A few things. As a fourth-grade teacher, let me say:
1. I agree, there are more crappy teachers than you would think. Most of them weed themselves out of the process.
2. Nobody gets fired in the ISD system. (I call it ISD because the Charter Schools are public schools, and the ISDs look down their nose at them.)
3. I have seen a great teacher get non-renewed, which is the same thing as fired, almost exclusively for test scores. He taught a fifth grade bilingual class, with 29 students, of whom 4-5 were special ed. He also got in trouble for answering a student's question in Spanish. That really ticked off the principal, from what I hear. This happened at the Charter School where I teach, but luckily the man landed on his feet the next year, teaching Spanish at the Charter's Middle School.
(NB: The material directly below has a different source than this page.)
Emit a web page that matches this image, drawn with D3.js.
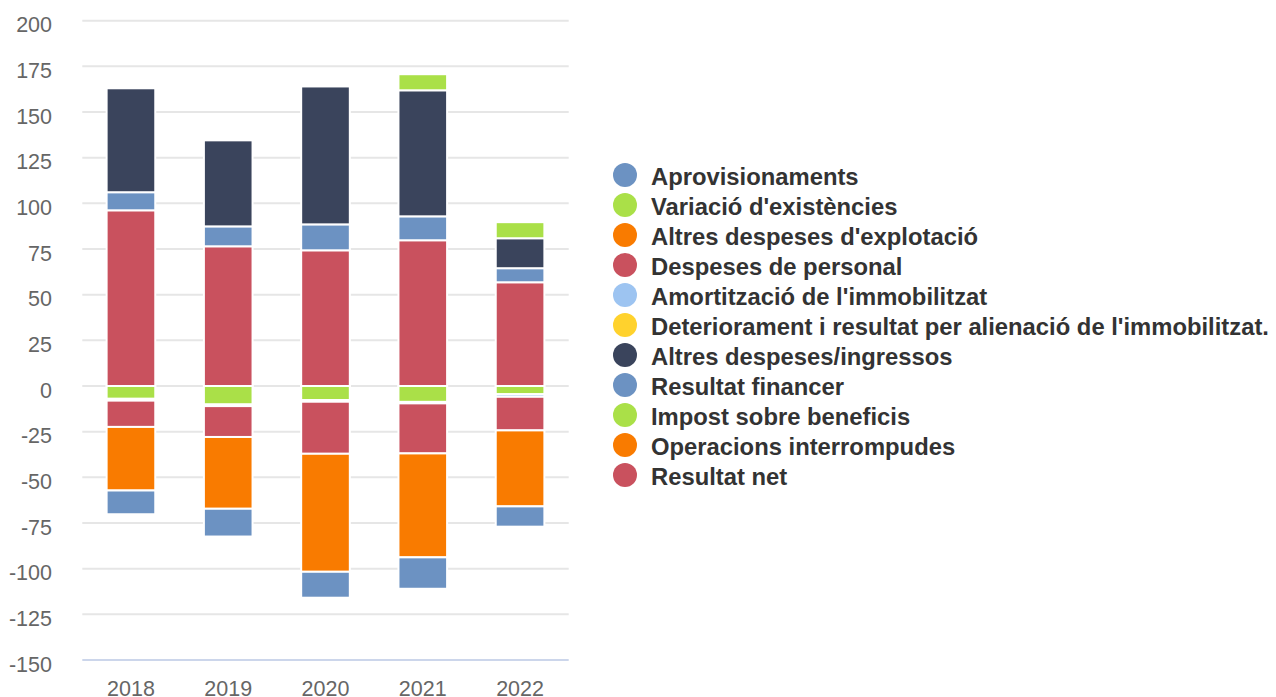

4. If 37% is the passing standard for the fourth grade STAAR tests, then all of my students passed. The average for my class was about 70% of all questions asked.
5. The STAAR tests were more difficult than TAKS. I did not view the test, but a student called me over to ask about a math question for example, and I noticed the question asked the student to answer a geometry question without showing the student a picture. Normally at this grade level the question would provide a picture.
My results were kind of like a bell curve that was flattened at the top. Iow, there were very few students who scored above 90%, and nobody scored 100%. For TAKS, there would be several students scoring 100%.
The length of the tests were increased significantly as well. I think the longest test had something like 54 questions. The students had less time to complete the questions, they only had four hours, compared to unlimited time, which actually ended up being 7 hours for the TAKS.
5. If you're still reading, you'll love this. Administrators are still the most serious problem. In the ISD where my children attend, one of the bigshots is creating a new admin. position at two elementary schools. After I emailed the Human Resources director to ask what "Dean of Elementary Instruction" was, I then switched my attention to the administrator who is actually behind all of this and eventually received the following reply.
(Cut and pasted from my email, I kid you not)
"I wanted to first communicate that I apologize for not responding initially to your information request. I also wanted to qualify a few things for you.
The Dean of Instruction position itself is considered an administrative level position. ( 210 Contract)
Several administrators on the Title campuses have proposed the need for the position on their campuses and others have not. The two campuses that have Dean of Instruction positions are Vega and Malvern.
Malvern’s Principal will be Dr. Amber Epperson and Vega’s Principal is Mike Forsyth.
The two campuses who made the request are bilingual campuses. Vega’s is becoming a Title campus and bilingual campus.
I know you expressed concerns about comprising instruction and adding the IS position back at a later date. While most administrators don’t tutor directly they can have an a positive impact on instruction in other ways. I would be an expectation that the Dean support instructional capacity building with teachers to help prevent gaps in student learning deterring the need for gap closure measures like tutoring."
I dare anybody to 1. make sense of his last sentence, and 2. guess how much money he makes to come up with a sentence like that!